GOAL →
Carry none of the pictures over; set down the material below exactly.

DATA EXCERPT →
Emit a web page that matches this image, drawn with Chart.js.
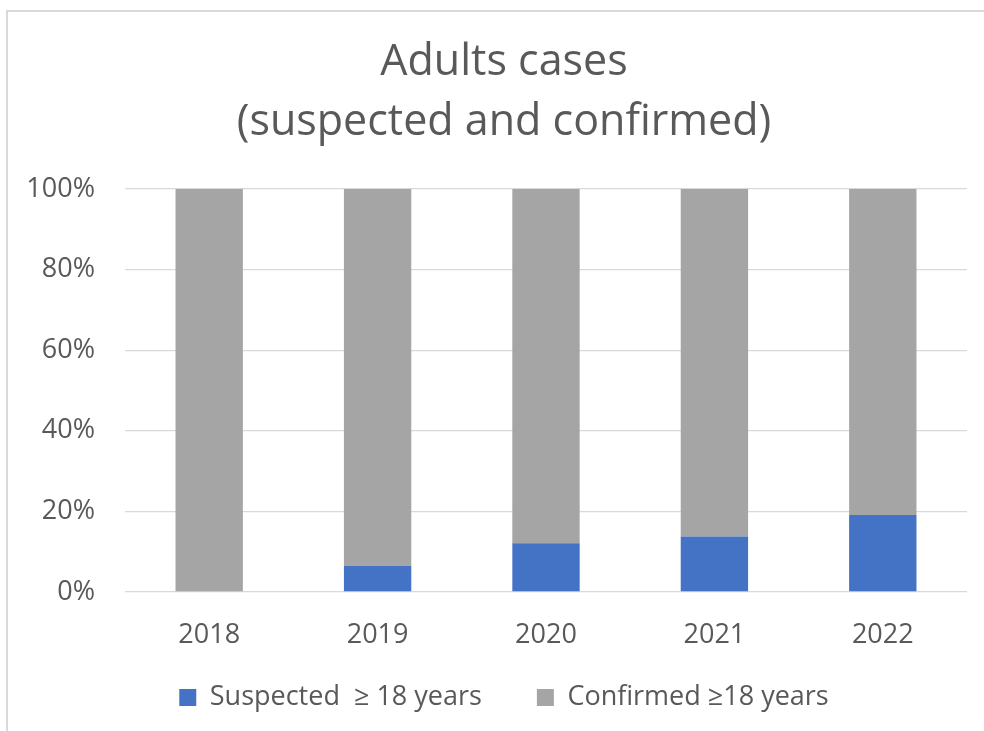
<!DOCTYPE html>
<html>
<head>
<meta charset="utf-8">
<script src="https://cdn.jsdelivr.net/npm/chart.js@4"></script>
<style>
  html, body { margin: 0; padding: 0; background: #fff; overflow: hidden; }
  canvas { display: block; }
</style>
</head>
<body>
<canvas id="c" width="984" height="731"></canvas>
<script>
const categories = ['2018', '2019', '2020', '2021', '2022'];
const suspectedPct = [0, 6.5, 12.1, 13.75, 19.1];
const confirmedPct = [100, 93.5, 87.9, 86.25, 80.9];
const seriesNames = ['Suspected  \u2265 18 years', 'Confirmed \u226518 years'];
const titleLines = ['Adults cases', '(suspected and confirmed)'];
const yTicks = [0, 20, 40, 60, 80, 100];

const textColor = '#595959';
const fontFamily = "'Open Sans', sans-serif";

// let tick labels extend past their (narrowed) axis boxes
const noLabelClip = (axis) => { axis._computeLabelArea = () => null; };

// chart-frame edge (left and top only are visible in the picture)
const framePlugin = {
  id: 'frame',
  beforeDraw(chart) {
    const ctx = chart.ctx;
    ctx.save();
    ctx.fillStyle = '#ffffff';
    ctx.fillRect(0, 0, chart.width, chart.height);
    ctx.strokeStyle = '#d9d9d9';
    ctx.lineWidth = 2;
    ctx.beginPath();
    ctx.moveTo(7, chart.height);
    ctx.lineTo(7, 11);
    ctx.lineTo(chart.width, 11);
    ctx.stroke();
    ctx.restore();
  }
};

new Chart(document.getElementById('c'), {
  type: 'bar',
  data: {
    labels: categories,
    datasets: [
      { label: seriesNames[0], data: suspectedPct, backgroundColor: '#4472C4', borderWidth: 0 },
      { label: seriesNames[1], data: confirmedPct, backgroundColor: '#A5A5A5', borderWidth: 0 }
    ]
  },
  plugins: [framePlugin],
  options: {
    responsive: false,
    animation: false,
    events: [],
    datasets: { bar: { barPercentage: 0.4, categoryPercentage: 1.0 } },
    layout: { padding: { left: 41, right: 17, top: 0, bottom: 10 } },
    plugins: {
      tooltip: { enabled: false },
      title: {
        display: true,
        text: titleLines,
        color: textColor,
        font: { family: fontFamily, size: 43, weight: 'normal', lineHeight: 1.395 },
        padding: { top: 33, bottom: 36 }
      },
      legend: {
        position: 'bottom',
        labels: {
          color: textColor,
          font: { family: fontFamily, size: 27 },
          boxWidth: 17,
          boxHeight: 17,
          padding: 55
        }
      }
    },
    scales: {
      x: {
        stacked: true,
        afterFit: (axis) => { axis.height = 37; noLabelClip(axis); },
        grid: { display: false, drawTicks: false },
        border: { display: false },
        ticks: { color: textColor, font: { family: fontFamily, size: 27 }, padding: 27, maxRotation: 0 }
      },
      y: {
        stacked: true,
        min: 0,
        max: 100,
        afterFit: (axis) => { axis.width = 84; noLabelClip(axis); },
        afterBuildTicks: (axis) => { axis.ticks = yTicks.map(v => ({ value: v })); },
        grid: { color: '#d9d9d9', lineWidth: 1.3, drawTicks: false },
        border: { display: false },
        ticks: {
          color: textColor,
          font: { family: fontFamily, size: 27 },
          padding: 30,
          callback: (v) => v + '%'
        }
      }
    }
  }
});
</script>
</body>
</html>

WRITTEN ANSWER →
Emit a web page that matches this image, drawn with Chart.js.
<!DOCTYPE html>
<html>
<head>
<meta charset="utf-8">
<script src="https://cdn.jsdelivr.net/npm/chart.js@4"></script>
<style>
  html, body { margin: 0; padding: 0; background: #fff; overflow: hidden; }
  canvas { display: block; }
</style>
</head>
<body>
<canvas id="c" width="984" height="731"></canvas>
<script>
const categories = ['2018', '2019', '2020', '2021', '2022'];
const suspectedPct = [0, 6.5, 12.1, 13.75, 19.1];
const confirmedPct = [100, 93.5, 87.9, 86.25, 80.9];
const seriesNames = ['Suspected  \u2265 18 years', 'Confirmed \u226518 years'];
const titleLines = ['Adults cases', '(suspected and confirmed)'];
const yTicks = [0, 20, 40, 60, 80, 100];

const textColor = '#595959';
const fontFamily = "'Open Sans', sans-serif";

// let tick labels extend past their (narrowed) axis boxes
const noLabelClip = (axis) => { axis._computeLabelArea = () => null; };

// chart-frame edge (left and top only are visible in the picture)
const framePlugin = {
  id: 'frame',
  beforeDraw(chart) {
    const ctx = chart.ctx;
    ctx.save();
    ctx.fillStyle = '#ffffff';
    ctx.fillRect(0, 0, chart.width, chart.height);
    ctx.strokeStyle = '#d9d9d9';
    ctx.lineWidth = 2;
    ctx.beginPath();
    ctx.moveTo(7, chart.height);
    ctx.lineTo(7, 11);
    ctx.lineTo(chart.width, 11);
    ctx.stroke();
    ctx.restore();
  }
};

new Chart(document.getElementById('c'), {
  type: 'bar',
  data: {
    labels: categories,
    datasets: [
      { label: seriesNames[0], data: suspectedPct, backgroundColor: '#4472C4', borderWidth: 0 },
      { label: seriesNames[1], data: confirmedPct, backgroundColor: '#A5A5A5', borderWidth: 0 }
    ]
  },
  plugins: [framePlugin],
  options: {
    responsive: false,
    animation: false,
    events: [],
    datasets: { bar: { barPercentage: 0.4, categoryPercentage: 1.0 } },
    layout: { padding: { left: 41, right: 17, top: 0, bottom: 10 } },
    plugins: {
      tooltip: { enabled: false },
      title: {
        display: true,
        text: titleLines,
        color: textColor,
        font: { family: fontFamily, size: 43, weight: 'normal', lineHeight: 1.395 },
        padding: { top: 33, bottom: 36 }
      },
      legend: {
        position: 'bottom',
        labels: {
          color: textColor,
          font: { family: fontFamily, size: 27 },
          boxWidth: 17,
          boxHeight: 17,
          padding: 55
        }
      }
    },
    scales: {
      x: {
        stacked: true,
        afterFit: (axis) => { axis.height = 37; noLabelClip(axis); },
        grid: { display: false, drawTicks: false },
        border: { display: false },
        ticks: { color: textColor, font: { family: fontFamily, size: 27 }, padding: 27, maxRotation: 0 }
      },
      y: {
        stacked: true,
        min: 0,
        max: 100,
        afterFit: (axis) => { axis.width = 84; noLabelClip(axis); },
        afterBuildTicks: (axis) => { axis.ticks = yTicks.map(v => ({ value: v })); },
        grid: { color: '#d9d9d9', lineWidth: 1.3, drawTicks: false },
        border: { display: false },
        ticks: {
          color: textColor,
          font: { family: fontFamily, size: 27 },
          padding: 30,
          callback: (v) => v + '%'
        }
      }
    }
  }
});
</script>
</body>
</html>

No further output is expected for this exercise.